Не Димитрий-герой победил на поле Куликовом, но Сергий Радонежский, святой. Таков этот «демонизм национальной гордости („чести”)», ставшей «высшим критерием жизни, даже выше любви» (С. Булгаков).
Из общих признаков, выявленных философами, «совесть есть знание добра» (И. Ильин), поскольку святость доблестна, т. е. связана с тем же корнем *dob-, что и слово добро. Как благодать совесть противопоставлена закону чести, представляя собою «центральную силу, созидающую личность» (Шелгунов). «Конечно, совесть есть более чем требование, она есть факт» (Вл. Соловьев), поскольку внутренним напряжением воли постигает не истину, но ищет правду. Личная совесть важнее и сильнее корпоративной чести, как и совесть выше сознательности: только совесть диктует «безусловно должное» (Е. Трубецкой). Русская ментальность чужда представлению о совести как глубинно-бессознательной силе, от которой притом сокрыто сущее; это не личная творческая сила сродни интуиции, обслуживающей индивидуума (как полагают западные ученые), и тем менее она есть «рабская трусость перед мнением других» (Шопенгауэр), поскольку именно на цельности общей правды совесть и основана.

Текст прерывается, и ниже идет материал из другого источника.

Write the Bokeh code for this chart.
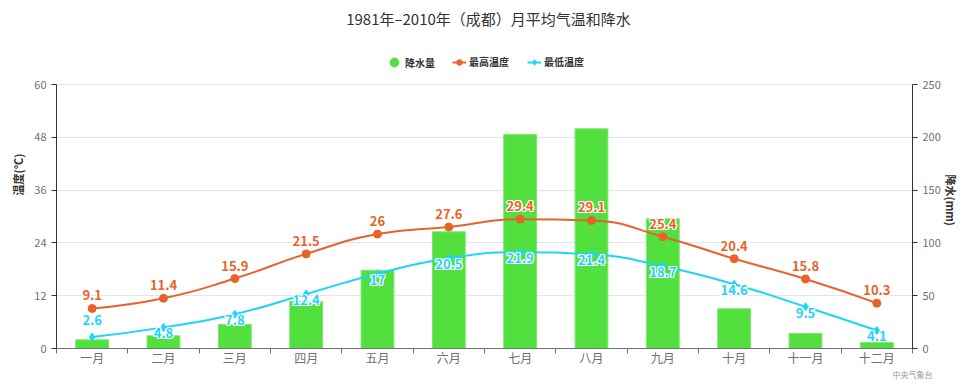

Святость же есть символ совести, «путь к свету» (С. Франк), «внутренний путь духа» в душевном труде совести (Вл. Соловьев): «можно быть честным, мало быть добрым, нужно быть чистым, нужно быть святым» (Н. Страхов), хотя это движение к святости и оборачивается выходом за пределы человеческого, это — «уже не человеческое состояние» (Н. Бердяев), почему и является в лике святости со всеми присущими христианству предубеждениями (к науке, к разуму, к земному, к жизни вообще). «Святое есть непорочное; святое есть полная правда; святое — оно всегда прямо. Я не умею иначе выразить, как сказав, что святое есть настоящее» (Розанов), и сам «народ свят отраженною святостью другого высшего, что уже не есть этнографическая масса, а вечные абсолюты, над всеми народами стоящие; вечные звезды в истории. Ну... это совесть, это Бог» (Розанов). Кроме того, и святость — это гениальность особого рода: «Гении творили, но недостаточно были; святые были, но недостаточно творили» (Н. Бердяев). Святому всегда противопоставляется герой (С. Булгаков), который также свят, но свят вспышкой подвига, а не упорной самодисциплиной аскезы, покаянием и вечным служением идеалу. Возводя героя и гения в святые, поклоняясь ему, русское сознание продлевает мгновенье их подвига в вечность, подвиг превращая в подвижничество. Идеал святого воплощается во множестве подобных и становится бессмертным. Герой разрывает и разъединяет, святой — собирает и единит; герой всегда в единственном числе, святой создает соборность. Святой воплощает совесть, герой воплощает честь.